● PROBLEM TO WORK ON
Extract the lines from the start through the line that holds "1.8, 1.9, 2.0];", both included, omitting all images.

--- GIVEN INFORMATION ---

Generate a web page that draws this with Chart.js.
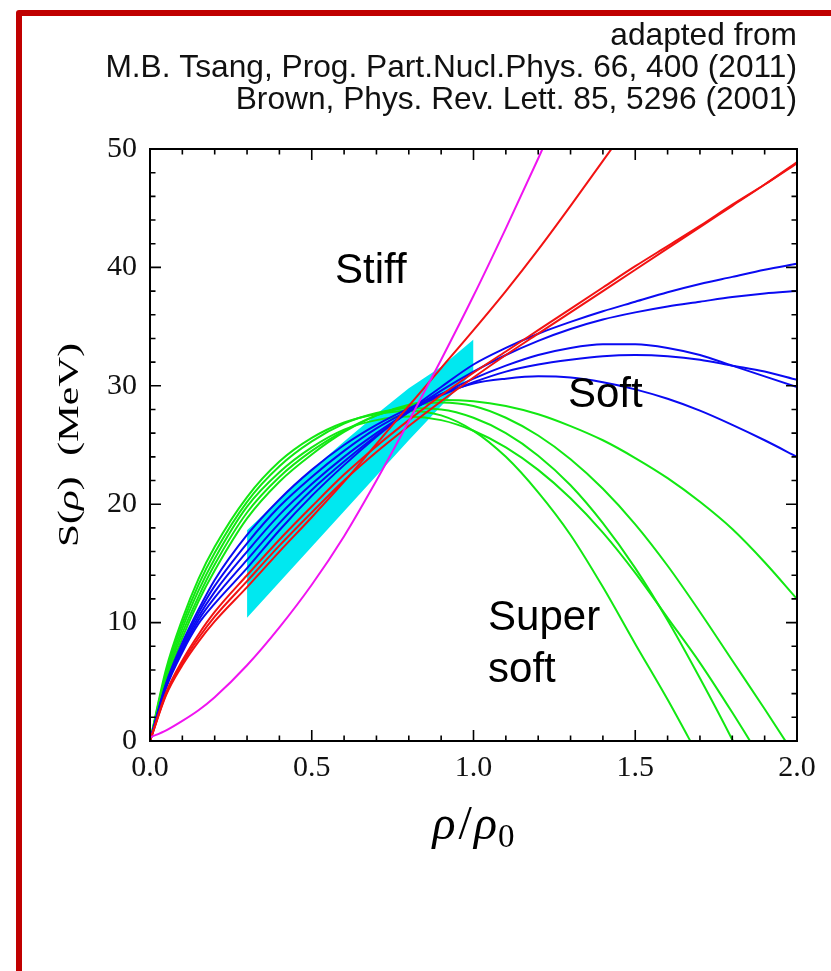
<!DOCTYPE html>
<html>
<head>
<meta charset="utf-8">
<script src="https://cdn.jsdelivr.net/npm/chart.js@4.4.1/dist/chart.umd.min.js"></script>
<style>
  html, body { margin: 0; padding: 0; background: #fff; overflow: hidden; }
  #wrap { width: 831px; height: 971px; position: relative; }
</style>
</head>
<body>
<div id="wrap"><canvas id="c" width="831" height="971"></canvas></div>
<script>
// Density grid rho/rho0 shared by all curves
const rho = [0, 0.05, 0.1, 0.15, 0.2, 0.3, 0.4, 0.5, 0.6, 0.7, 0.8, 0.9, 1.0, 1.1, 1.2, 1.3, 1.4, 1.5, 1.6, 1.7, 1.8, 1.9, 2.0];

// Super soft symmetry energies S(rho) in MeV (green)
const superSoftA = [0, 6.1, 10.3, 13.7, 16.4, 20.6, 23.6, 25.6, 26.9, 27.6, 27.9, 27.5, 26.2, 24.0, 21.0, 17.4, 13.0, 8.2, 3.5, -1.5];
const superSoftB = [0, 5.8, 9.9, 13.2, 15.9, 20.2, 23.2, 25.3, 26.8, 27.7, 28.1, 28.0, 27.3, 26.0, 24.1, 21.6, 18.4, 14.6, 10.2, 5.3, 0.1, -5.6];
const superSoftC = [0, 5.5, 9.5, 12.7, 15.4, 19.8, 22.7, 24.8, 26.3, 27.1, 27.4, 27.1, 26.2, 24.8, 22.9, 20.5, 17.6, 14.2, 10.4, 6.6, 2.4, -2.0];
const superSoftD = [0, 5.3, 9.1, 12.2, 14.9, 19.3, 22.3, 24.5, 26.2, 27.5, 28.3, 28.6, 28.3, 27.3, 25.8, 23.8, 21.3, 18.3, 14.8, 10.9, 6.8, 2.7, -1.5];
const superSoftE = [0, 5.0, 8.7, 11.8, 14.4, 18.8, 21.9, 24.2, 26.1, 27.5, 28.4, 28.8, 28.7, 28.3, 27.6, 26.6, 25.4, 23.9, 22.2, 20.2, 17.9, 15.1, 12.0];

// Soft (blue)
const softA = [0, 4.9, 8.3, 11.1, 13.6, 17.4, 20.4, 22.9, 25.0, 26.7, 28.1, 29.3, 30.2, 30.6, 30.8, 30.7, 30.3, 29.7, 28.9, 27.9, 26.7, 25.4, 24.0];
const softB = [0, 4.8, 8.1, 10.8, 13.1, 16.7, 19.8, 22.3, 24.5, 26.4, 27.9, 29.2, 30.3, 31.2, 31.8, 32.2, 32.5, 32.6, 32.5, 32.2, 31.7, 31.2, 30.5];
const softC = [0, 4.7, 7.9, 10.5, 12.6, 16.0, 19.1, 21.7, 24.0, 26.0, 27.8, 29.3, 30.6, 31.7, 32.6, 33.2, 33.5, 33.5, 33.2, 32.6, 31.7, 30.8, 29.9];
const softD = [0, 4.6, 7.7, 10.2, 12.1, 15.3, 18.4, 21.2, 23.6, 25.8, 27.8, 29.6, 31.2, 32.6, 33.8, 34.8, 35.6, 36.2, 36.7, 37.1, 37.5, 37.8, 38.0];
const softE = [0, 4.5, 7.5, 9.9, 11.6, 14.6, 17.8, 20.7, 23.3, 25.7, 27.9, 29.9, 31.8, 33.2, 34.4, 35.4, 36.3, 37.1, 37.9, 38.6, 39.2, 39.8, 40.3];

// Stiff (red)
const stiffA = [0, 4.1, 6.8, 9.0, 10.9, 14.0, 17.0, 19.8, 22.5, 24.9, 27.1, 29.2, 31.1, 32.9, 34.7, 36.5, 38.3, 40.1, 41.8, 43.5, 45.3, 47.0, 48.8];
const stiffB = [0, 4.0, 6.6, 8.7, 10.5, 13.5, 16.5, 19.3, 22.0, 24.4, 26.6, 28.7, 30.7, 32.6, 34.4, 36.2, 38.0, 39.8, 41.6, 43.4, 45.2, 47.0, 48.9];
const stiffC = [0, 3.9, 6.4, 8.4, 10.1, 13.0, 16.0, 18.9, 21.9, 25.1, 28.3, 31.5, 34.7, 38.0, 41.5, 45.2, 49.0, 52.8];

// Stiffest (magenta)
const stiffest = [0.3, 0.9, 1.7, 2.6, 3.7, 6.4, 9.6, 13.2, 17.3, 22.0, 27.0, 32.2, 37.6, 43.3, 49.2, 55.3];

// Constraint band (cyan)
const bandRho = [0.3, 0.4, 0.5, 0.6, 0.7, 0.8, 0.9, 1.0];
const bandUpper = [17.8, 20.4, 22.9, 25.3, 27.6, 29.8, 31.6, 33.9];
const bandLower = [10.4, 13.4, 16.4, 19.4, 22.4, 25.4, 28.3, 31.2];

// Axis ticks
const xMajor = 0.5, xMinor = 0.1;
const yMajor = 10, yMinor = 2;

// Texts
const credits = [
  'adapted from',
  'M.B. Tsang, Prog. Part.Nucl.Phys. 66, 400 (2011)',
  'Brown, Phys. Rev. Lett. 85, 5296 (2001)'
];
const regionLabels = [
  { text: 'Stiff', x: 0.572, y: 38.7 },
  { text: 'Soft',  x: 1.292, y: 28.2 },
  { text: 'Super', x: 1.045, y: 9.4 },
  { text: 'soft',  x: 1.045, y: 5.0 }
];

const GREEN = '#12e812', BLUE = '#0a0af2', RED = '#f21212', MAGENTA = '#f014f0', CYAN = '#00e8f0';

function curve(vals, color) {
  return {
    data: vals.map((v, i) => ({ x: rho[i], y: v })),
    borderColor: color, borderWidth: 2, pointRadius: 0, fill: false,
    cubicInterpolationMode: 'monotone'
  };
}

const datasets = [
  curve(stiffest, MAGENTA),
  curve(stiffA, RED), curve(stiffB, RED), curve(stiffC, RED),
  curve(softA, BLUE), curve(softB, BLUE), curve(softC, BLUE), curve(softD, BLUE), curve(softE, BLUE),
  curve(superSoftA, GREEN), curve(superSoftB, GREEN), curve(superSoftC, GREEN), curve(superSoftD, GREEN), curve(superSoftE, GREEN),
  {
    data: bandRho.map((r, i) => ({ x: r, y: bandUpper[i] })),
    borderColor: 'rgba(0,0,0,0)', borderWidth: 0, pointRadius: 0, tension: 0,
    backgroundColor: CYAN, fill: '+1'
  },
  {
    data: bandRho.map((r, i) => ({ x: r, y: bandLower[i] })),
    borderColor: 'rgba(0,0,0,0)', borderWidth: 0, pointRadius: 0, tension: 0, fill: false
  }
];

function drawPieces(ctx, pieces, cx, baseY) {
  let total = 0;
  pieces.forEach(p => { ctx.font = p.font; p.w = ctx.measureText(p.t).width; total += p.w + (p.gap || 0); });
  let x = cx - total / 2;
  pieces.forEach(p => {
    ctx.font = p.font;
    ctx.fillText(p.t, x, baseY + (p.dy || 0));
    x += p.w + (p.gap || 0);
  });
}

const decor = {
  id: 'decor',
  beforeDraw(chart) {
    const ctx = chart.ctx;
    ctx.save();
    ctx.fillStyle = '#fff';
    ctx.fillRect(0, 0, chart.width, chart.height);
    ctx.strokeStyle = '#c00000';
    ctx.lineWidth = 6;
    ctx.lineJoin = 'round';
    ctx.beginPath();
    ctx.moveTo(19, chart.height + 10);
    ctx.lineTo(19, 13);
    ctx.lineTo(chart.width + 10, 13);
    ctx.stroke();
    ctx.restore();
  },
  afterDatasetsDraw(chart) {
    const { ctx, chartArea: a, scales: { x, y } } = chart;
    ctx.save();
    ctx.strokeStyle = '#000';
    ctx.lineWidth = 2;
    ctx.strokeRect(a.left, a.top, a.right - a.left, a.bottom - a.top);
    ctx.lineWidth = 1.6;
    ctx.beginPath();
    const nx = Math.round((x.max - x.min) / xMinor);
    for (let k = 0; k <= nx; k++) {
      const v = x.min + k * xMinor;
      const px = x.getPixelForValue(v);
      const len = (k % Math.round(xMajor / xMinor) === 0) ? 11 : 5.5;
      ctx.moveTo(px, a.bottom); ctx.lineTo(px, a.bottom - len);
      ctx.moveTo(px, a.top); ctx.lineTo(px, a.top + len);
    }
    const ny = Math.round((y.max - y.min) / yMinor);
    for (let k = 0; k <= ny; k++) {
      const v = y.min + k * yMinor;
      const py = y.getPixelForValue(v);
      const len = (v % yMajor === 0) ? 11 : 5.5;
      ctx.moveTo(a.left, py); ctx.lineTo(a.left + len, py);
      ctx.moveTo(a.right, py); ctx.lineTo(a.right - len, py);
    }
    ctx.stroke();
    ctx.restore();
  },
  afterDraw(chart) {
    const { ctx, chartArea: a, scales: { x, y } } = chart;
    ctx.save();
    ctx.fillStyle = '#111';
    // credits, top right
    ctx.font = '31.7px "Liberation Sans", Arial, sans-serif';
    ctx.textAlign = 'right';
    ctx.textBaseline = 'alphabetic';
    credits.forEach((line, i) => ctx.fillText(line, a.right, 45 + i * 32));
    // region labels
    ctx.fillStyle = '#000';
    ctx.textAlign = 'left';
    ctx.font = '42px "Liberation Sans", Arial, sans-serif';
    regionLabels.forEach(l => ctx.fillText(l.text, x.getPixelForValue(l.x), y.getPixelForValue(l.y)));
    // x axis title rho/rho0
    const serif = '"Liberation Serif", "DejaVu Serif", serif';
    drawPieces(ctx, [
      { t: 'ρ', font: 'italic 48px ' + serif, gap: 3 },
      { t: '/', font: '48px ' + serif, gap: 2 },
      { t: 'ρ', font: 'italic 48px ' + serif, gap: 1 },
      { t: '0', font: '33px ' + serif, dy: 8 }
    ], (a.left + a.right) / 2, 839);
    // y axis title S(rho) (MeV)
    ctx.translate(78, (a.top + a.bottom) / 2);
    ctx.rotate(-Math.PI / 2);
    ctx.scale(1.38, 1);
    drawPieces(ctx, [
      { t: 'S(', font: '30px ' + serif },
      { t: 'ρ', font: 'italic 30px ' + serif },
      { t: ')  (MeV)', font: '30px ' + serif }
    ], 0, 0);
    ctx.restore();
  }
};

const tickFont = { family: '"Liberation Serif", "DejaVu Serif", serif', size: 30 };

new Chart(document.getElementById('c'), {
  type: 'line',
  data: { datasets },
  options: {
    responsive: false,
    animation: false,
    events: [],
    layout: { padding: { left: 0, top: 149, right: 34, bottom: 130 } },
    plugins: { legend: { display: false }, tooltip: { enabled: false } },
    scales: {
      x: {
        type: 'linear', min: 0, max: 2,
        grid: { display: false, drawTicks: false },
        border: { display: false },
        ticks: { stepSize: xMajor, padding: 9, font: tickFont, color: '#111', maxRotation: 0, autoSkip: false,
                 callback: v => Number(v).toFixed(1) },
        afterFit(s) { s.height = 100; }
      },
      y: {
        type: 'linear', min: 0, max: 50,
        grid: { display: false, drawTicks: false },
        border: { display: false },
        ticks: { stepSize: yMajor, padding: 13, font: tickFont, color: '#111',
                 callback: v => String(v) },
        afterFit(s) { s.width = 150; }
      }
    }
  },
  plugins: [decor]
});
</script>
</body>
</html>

---

● FINAL RESULT
Generate a web page that draws this with Chart.js.
<!DOCTYPE html>
<html>
<head>
<meta charset="utf-8">
<script src="https://cdn.jsdelivr.net/npm/chart.js@4.4.1/dist/chart.umd.min.js"></script>
<style>
  html, body { margin: 0; padding: 0; background: #fff; overflow: hidden; }
  #wrap { width: 831px; height: 971px; position: relative; }
</style>
</head>
<body>
<div id="wrap"><canvas id="c" width="831" height="971"></canvas></div>
<script>
// Density grid rho/rho0 shared by all curves
const rho = [0, 0.05, 0.1, 0.15, 0.2, 0.3, 0.4, 0.5, 0.6, 0.7, 0.8, 0.9, 1.0, 1.1, 1.2, 1.3, 1.4, 1.5, 1.6, 1.7, 1.8, 1.9, 2.0];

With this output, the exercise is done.